Interrelations et spiritualité

 Bitbol suppose, et ce sera ma conclusion, que la théorie quantique pourrait être étendue à l’ensemble du monde et donc concerner parfois le champ macroscopique autant que le champ microscopique. Il s’agit d’une « option de l’en deçà du relativisme dans l’indéfiniment moiré des variations plutôt que de l’au-delà du relativisme dans le cristal de l’invariant ». Mais sans doute n’en sommes-nous pas globalement, tout à fait là.

 

Pourtant, il se dégage de cette hypothèse une éthique de la parole, non plus catégorique ni énonciatrice de généralités définitives, mais en phase et donc « hospitalière et instillatrice de dispositions affines aux circonstances ». Et, dans l’action, devrait intervenir un assentiment à un processus sans fin, « un processus battant dans une oscillation entre l’indifférenciation harmonisante et l’actualisation différenciante ». Alors se substitue à un individualisme fondé sur une essence propre : « je suis moi », une interdépendance, c’est-à-dire l’acceptation de n’être qu’un élément provisoire d’un réseau en évolution et révolution de phénomènes interconnectés. Cette façon d’être en relation dans un processus est bien l’indication que notre existence ne peut être que collective et active dans les processus de nos réseaux.

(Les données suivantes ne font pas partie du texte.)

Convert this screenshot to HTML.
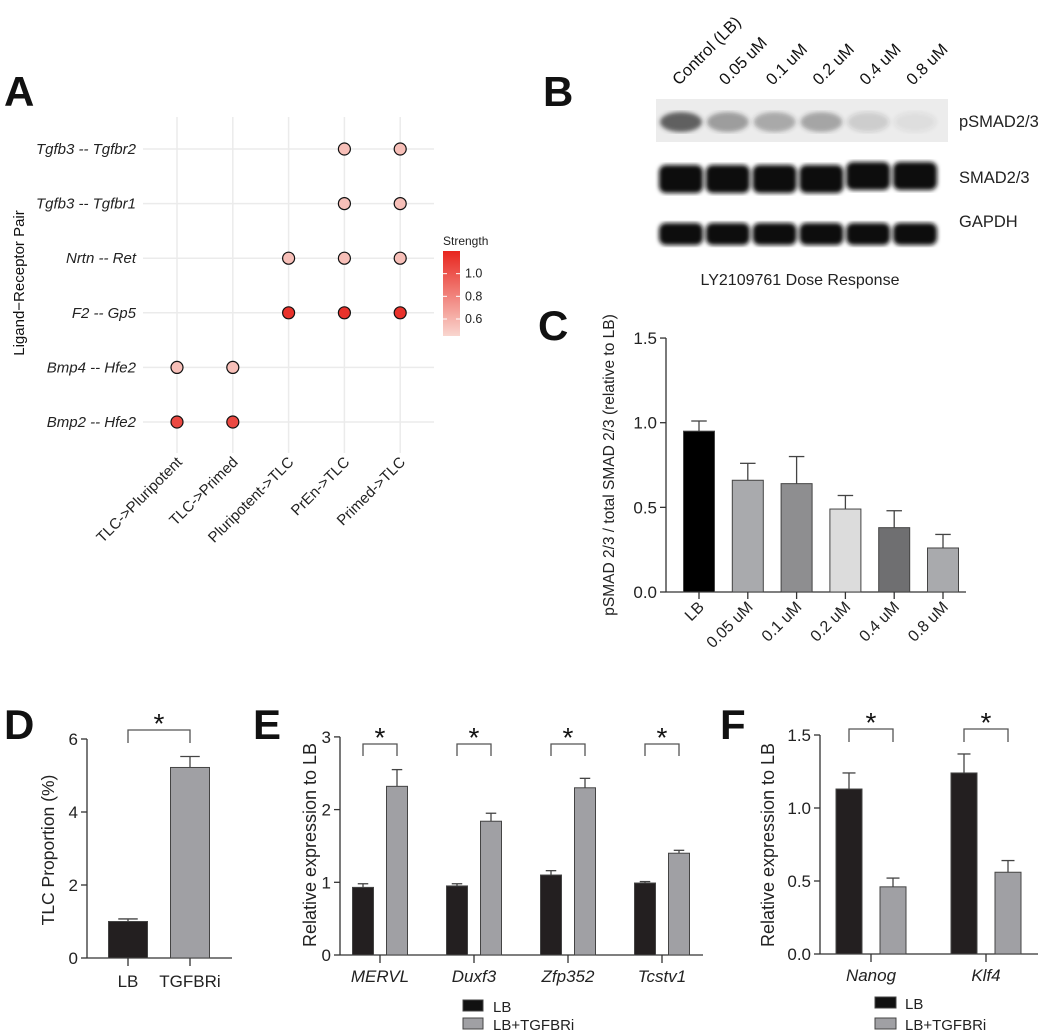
<!DOCTYPE html>
<html><head><meta charset="utf-8"><style>
html,body{margin:0;padding:0;background:#fff;}
svg{display:block;font-family:"Liberation Sans",Arial,sans-serif;}
</style></head><body>
<svg id="fig" width="1059" height="1032" viewBox="0 0 1059 1032" xmlns="http://www.w3.org/2000/svg">
<defs>
<linearGradient id="sg" x1="0" y1="1" x2="0" y2="0">
<stop offset="0" stop-color="#f9d6cf"/><stop offset="1" stop-color="#e8261f"/>
</linearGradient>
<filter id="blur"><feGaussianBlur stdDeviation="2"/></filter>
</defs>
<g id="pA"></g>
<g id="pB"></g>
<g id="pC"></g>
<g id="pD"></g>
<g id="pE"></g>
<g id="pF"></g>
</svg>
<script>
// ---- Panel A data ----
const aPairs = ["Tgfb3 -- Tgfbr2","Tgfb3 -- Tgfbr1","Nrtn -- Ret","F2 -- Gp5","Bmp4 -- Hfe2","Bmp2 -- Hfe2"];
const aGroups = ["TLC->Pluripotent","TLC->Primed","Pluripotent->TLC","PrEn->TLC","Primed->TLC"];
const aDotPair = [0,0,1,1,2,2,2,3,3,3,4,4,5,5];
const aDotGroup = [3,4,3,4,2,3,4,2,3,4,0,1,0,1];
const aDotStrength = [0.55,0.55,0.55,0.55,0.55,0.55,0.55,1.15,1.15,1.15,0.55,0.55,1.05,1.05];
const aLegendTicks = [1.0,0.8,0.6];
// ---- Panel B data ----
const bLanes = ["Control (LB)","0.05 uM","0.1 uM","0.2 uM","0.4 uM","0.8 uM"];
const bPInt = [0.75,0.42,0.36,0.38,0.16,0.08];
// ---- Panel C data ----
const cCats = ["LB","0.05 uM","0.1 uM","0.2 uM","0.4 uM","0.8 uM"];
const cVals = [0.95,0.66,0.64,0.49,0.38,0.26];
const cErr = [0.06,0.10,0.16,0.08,0.10,0.08];
const cTicks = ["0.0","0.5","1.0","1.5"];
// ---- Panel D data ----
const dCats = ["LB","TGFBRi"];
const dVals = [1.0,5.22];
const dErr = [0.07,0.30];
const dTicks = [0,2,4,6];
// ---- Panel E data ----
const eCats = ["MERVL","Duxf3","Zfp352","Tcstv1"];
const eLB = [0.93,0.95,1.10,0.99];
const eLBErr = [0.05,0.03,0.06,0.02];
const eT = [2.32,1.84,2.30,1.40];
const eTErr = [0.23,0.11,0.13,0.04];
const eTicks = [0,1,2,3];
// ---- Panel F data ----
const fCats = ["Nanog","Klf4"];
const fLB = [1.13,1.24];
const fLBErr = [0.11,0.13];
const fT = [0.46,0.56];
const fTErr = [0.06,0.08];
const fTicks = ["0.0","0.5","1.0","1.5"];

const NS="http://www.w3.org/2000/svg";
function mk(parent,tag,attrs,text){const e=document.createElementNS(NS,tag);for(const k in attrs)e.setAttribute(k,attrs[k]);if(text!==undefined)e.textContent=text;parent.appendChild(e);return e;}
function letter(g,ch,x,y){const t=mk(g,'text',{x:x,y:y,'font-size':42,'font-weight':'bold',fill:'#111'},ch);

}

// ===== Panel A =====
(function(){
const g=document.getElementById('pA');
letter(g,'A',4,106);
const colX=i=>177+i*55.8, rowY=i=>149+i*54.6;
aPairs.forEach((p,i)=>{
 const l=mk(g,'line',{x1:143,x2:434,y1:rowY(i),y2:rowY(i),stroke:'#ebebeb','stroke-width':1.5});
 
 
 const t=mk(g,'text',{x:136,y:rowY(i)+5,'text-anchor':'end','font-size':15,'font-style':'italic',fill:'#222'},p);
 
 
});
aGroups.forEach((p,i)=>{
 const l=mk(g,'line',{x1:colX(i),x2:colX(i),y1:117,y2:453,stroke:'#ebebeb','stroke-width':1.5});
 
 
 const t=mk(g,'text',{x:0,y:0,'text-anchor':'end','font-size':15,fill:'#222',transform:`translate(${colX(i)+6},${463}) rotate(-45)`},p);
 
 
});
function col(s){const f=Math.max(0,Math.min(1,(s-0.45)/(1.2-0.45)));
 const a=[249,214,207],b=[232,38,31];return `rgb(${a.map((v,k)=>Math.round(v+(b[k]-v)*f)).join(',')})`;}
aDotPair.forEach((p,i)=>{
 const c=mk(g,'circle',{cx:colX(aDotGroup[i]),cy:rowY(p),r:6,fill:col(aDotStrength[i]),stroke:'#111','stroke-width':1.2});
 
 
});
const yt=mk(g,'text',{x:0,y:0,'text-anchor':'middle','font-size':15,fill:'#111',transform:'translate(24,283) rotate(-90)'},'Ligand\u2212Receptor Pair');


const lt=mk(g,'text',{x:443,y:245,'font-size':12,fill:'#222'},'Strength');


const bar=mk(g,'rect',{x:443,y:251,width:17,height:85,fill:'url(#sg)'});


const ly=v=>336-(v-0.45)/(1.2-0.45)*85;
aLegendTicks.forEach(v=>{
 mk(g,'line',{x1:443,x2:447,y1:ly(v),y2:ly(v),stroke:'#fff'});
 mk(g,'line',{x1:456,x2:460,y1:ly(v),y2:ly(v),stroke:'#fff'});
 const t=mk(g,'text',{x:465,y:ly(v)+4,'font-size':12.5,fill:'#222'},v.toFixed(1));
 
 
});
})();

// ===== Panel B =====
(function(){
const g=document.getElementById('pB');
letter(g,'B',543,106);
const laneX=i=>681+i*46.8;
mk(g,'rect',{x:656,y:99,width:292,height:43,fill:'#ececec'});
bLanes.forEach((n,i)=>{
 const t=mk(g,'text',{x:0,y:0,'font-size':16.5,fill:'#111',transform:`translate(${laneX(i)-2},${86}) rotate(-45)`},n);
 
 
 const p=mk(g,'ellipse',{cx:laneX(i),cy:122,rx:21,ry:10,fill:'#333','fill-opacity':bPInt[i],filter:'url(#blur)'});
 
 
 const s=mk(g,'rect',{x:laneX(i)-22,y:i>=4?162:165,width:44,height:28,rx:7,fill:'#111',filter:'url(#blur)'});
 
 
 const gp=mk(g,'rect',{x:laneX(i)-22,y:223,width:44,height:22,rx:7,fill:'#111',filter:'url(#blur)'});
 
 
});
[['pSMAD2/3',127],['SMAD2/3',183],['GAPDH',227]].forEach(([s,y])=>{
 const t=mk(g,'text',{x:959,y:y,'font-size':16.5,fill:'#222'},s);
 
 
});
const c=mk(g,'text',{x:800,y:285,'text-anchor':'middle','font-size':16,fill:'#222'},'LY2109761 Dose Response');


})();

function yAxis(g,x,y0,ppu,ticks,fs){
 const vals=ticks.map(Number);
 mk(g,'line',{x1:x,x2:x,y1:y0,y2:y0-ppu*vals[vals.length-1],stroke:'#333','stroke-width':1.3});
 ticks.forEach(t=>{const y=y0-ppu*Number(t);
  mk(g,'line',{x1:x-6,x2:x,y1:y,y2:y,stroke:'#333','stroke-width':1.3});
  const tx=mk(g,'text',{x:x-9,y:y+6,'text-anchor':'end','font-size':fs,fill:'#222'},String(t));
  
  });
}
function bar(g,cx,w,y0,ppu,v,e,fill,name){
 const r=mk(g,'rect',{x:cx-w/2,y:y0-ppu*v,width:w,height:ppu*v,fill:fill,stroke:'#444','stroke-width':1});
 
 
 mk(g,'line',{x1:cx,x2:cx,y1:y0-ppu*v,y2:y0-ppu*(v+e),stroke:'#444','stroke-width':1.3});
 mk(g,'line',{x1:cx-w/4,x2:cx+w/4,y1:y0-ppu*(v+e),y2:y0-ppu*(v+e),stroke:'#444','stroke-width':1.3});
}
function bracket(g,x1,x2,y,h){
 mk(g,'path',{d:`M${x1},${y+h}V${y}H${x2}V${y+h}`,fill:'none',stroke:'#555','stroke-width':1.3});
 const s=mk(g,'text',{x:(x1+x2)/2,y:y+3,'text-anchor':'middle','font-size':28,fill:'#111'},'*');
 
 
}
function ytitle(g,x,y,s,fs){const t=mk(g,'text',{x:0,y:0,'text-anchor':'middle','font-size':fs,fill:'#222',transform:`translate(${x},${y}) rotate(-90)`},s);
 
 }

// ===== Panel C =====
(function(){
const g=document.getElementById('pC');
letter(g,'C',538,340);
const y0=592,ppu=169.3,x0=666;
yAxis(g,x0,y0,ppu,cTicks,17);
mk(g,'line',{x1:x0,x2:966,y1:y0,y2:y0,stroke:'#333','stroke-width':1.3});
const fills=['#000','#a9aaad','#8e8e90','#dcdcdc','#6f6f71','#a9aaad'];
cCats.forEach((c,i)=>{const cx=699+i*48.8;
 bar(g,cx,31,y0,ppu,cVals[i],cErr[i],fills[i],'bar-'+i);
 mk(g,'line',{x1:cx,x2:cx,y1:y0,y2:y0+7,stroke:'#333','stroke-width':1.3});
 const t=mk(g,'text',{x:0,y:0,'text-anchor':'end','font-size':16,fill:'#222',transform:`translate(${cx+6},${608}) rotate(-45)`},c);
 
 
});
ytitle(g,614,465,'pSMAD 2/3 / total SMAD 2/3 (relative to LB)',15.5);
})();

// ===== Panel D =====
(function(){
const g=document.getElementById('pD');
letter(g,'D',4,739);
const y0=958,ppu=36.5,x0=87;
yAxis(g,x0,y0,ppu,dTicks,17);
mk(g,'line',{x1:x0,x2:232,y1:y0,y2:y0,stroke:'#333','stroke-width':1.3});
const fills=['#231f20','#a0a0a4'];
const xs=[128,190];
dCats.forEach((c,i)=>{
 bar(g,xs[i],39,y0,ppu,dVals[i],dErr[i],fills[i],'bar-'+c.toLowerCase());
 mk(g,'line',{x1:xs[i],x2:xs[i],y1:y0,y2:y0+8,stroke:'#333','stroke-width':1.3});
 const t=mk(g,'text',{x:xs[i],y:987,'text-anchor':'middle','font-size':17,fill:'#222'},c);
 
 
});
bracket(g,128,190,730,13);
ytitle(g,54,850,'TLC Proportion (%)',17.5);
})();

function legend(g,x,y,w,h,gap,tx){
 [['LB','#111'],['LB+TGFBRi','#a0a0a4']].forEach(([s,f],i)=>{
  const r=mk(g,'rect',{x:x,y:y+i*gap,width:w,height:h,fill:f,stroke:'#444'});
  
  
  const t=mk(g,'text',{x:tx,y:y+i*gap+h+1,'font-size':15,fill:'#222'},s);
  
  
 });
}

// ===== Panel E =====
(function(){
const g=document.getElementById('pE');
letter(g,'E',253,739);
const y0=955,ppu=72.7,x0=340;
yAxis(g,x0,y0,ppu,eTicks,17);
mk(g,'line',{x1:x0,x2:703,y1:y0,y2:y0,stroke:'#333','stroke-width':1.3});
eCats.forEach((c,i)=>{const cx=380+i*94;
 bar(g,cx-17,21,y0,ppu,eLB[i],eLBErr[i],'#231f20','bar-lb-'+c.toLowerCase());
 bar(g,cx+17,21,y0,ppu,eT[i],eTErr[i],'#a0a0a4','bar-tgfbri-'+c.toLowerCase());
 mk(g,'line',{x1:cx,x2:cx,y1:y0,y2:y0+8,stroke:'#333','stroke-width':1.3});
 const t=mk(g,'text',{x:cx,y:982,'text-anchor':'middle','font-size':17,'font-style':'italic',fill:'#222'},c);
 
 
 bracket(g,cx-17,cx+17,744,12);
});
ytitle(g,316,845,'Relative expression to LB',18);
legend(g,463,1000,20,11,18,493);
})();

// ===== Panel F =====
(function(){
const g=document.getElementById('pF');
letter(g,'F',720,739);
const y0=954,ppu=146,x0=820;
yAxis(g,x0,y0,ppu,fTicks,17);
mk(g,'line',{x1:x0,x2:1038,y1:y0,y2:y0,stroke:'#333','stroke-width':1.3});
fCats.forEach((c,i)=>{const cx=871+i*115;
 bar(g,cx-22,26,y0,ppu,fLB[i],fLBErr[i],'#231f20','bar-lb-'+c.toLowerCase());
 bar(g,cx+22,26,y0,ppu,fT[i],fTErr[i],'#a0a0a4','bar-tgfbri-'+c.toLowerCase());
 mk(g,'line',{x1:cx,x2:cx,y1:y0,y2:y0+8,stroke:'#333','stroke-width':1.3});
 const t=mk(g,'text',{x:cx,y:981,'text-anchor':'middle','font-size':17,'font-style':'italic',fill:'#222'},c);
 
 
 bracket(g,cx-22,cx+22,729,13);
});
ytitle(g,774,845,'Relative expression to LB',18);
legend(g,875,997,21,11,21,905);
})();
</script>
</body></html>
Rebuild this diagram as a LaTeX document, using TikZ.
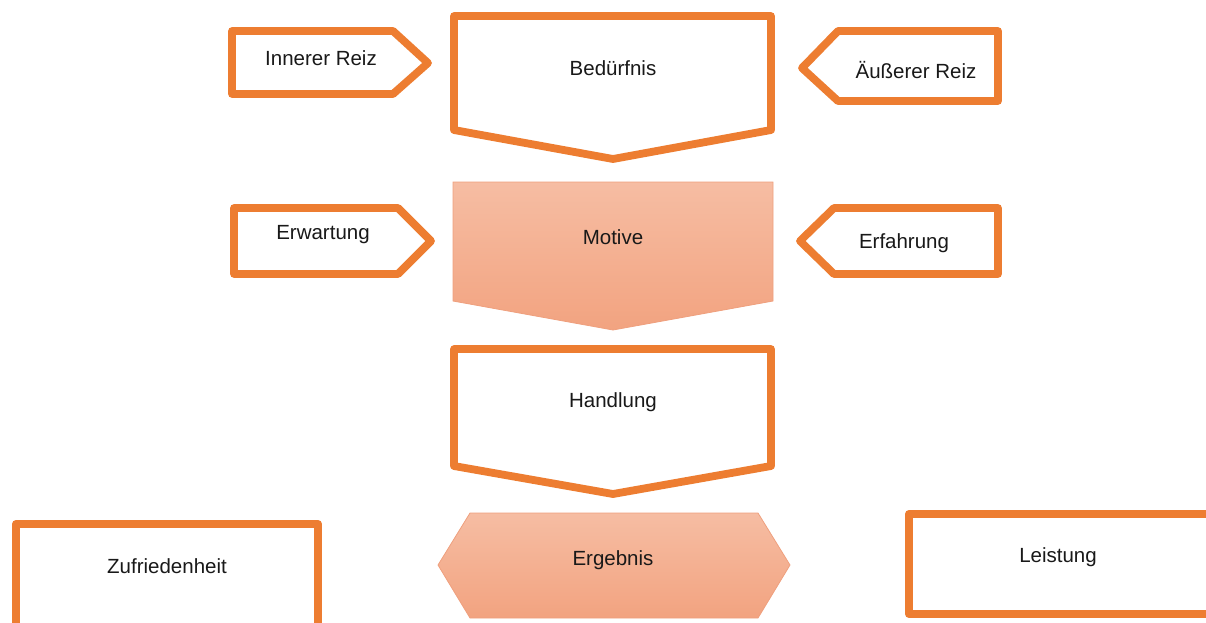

Mais, en ce qui concerne les physiciens, l’on pourrait penser que, dans leur désir disciplinaire de réduire la nature à des lois, ils voudraient obtenir des résultats de grandeur finis, éliminant par là même le non-calculable, ce qui nous enfermerait dans une détermination étroite faisant fi du méta-physique et de la spiritualité.

 

Aussi, il ne faudrait pas jeter le bébé avec l’eau du bain et renoncer à l’hypothèse des « univers parallèles » en substituant le seul infini actuel à deux ou plusieurs infinis (actuel et potentiel), dit autrement à un infini pouvant occasionnellement s’actualiser.

 

C’est pourquoi il est essentiel, à mes yeux, de rester fidèle à ce saut théorique, ce coup d’audace que représente l’idée des univers parallèles en explorant cette conceptualisation pour garder ouverte une voie de recherche. N. C.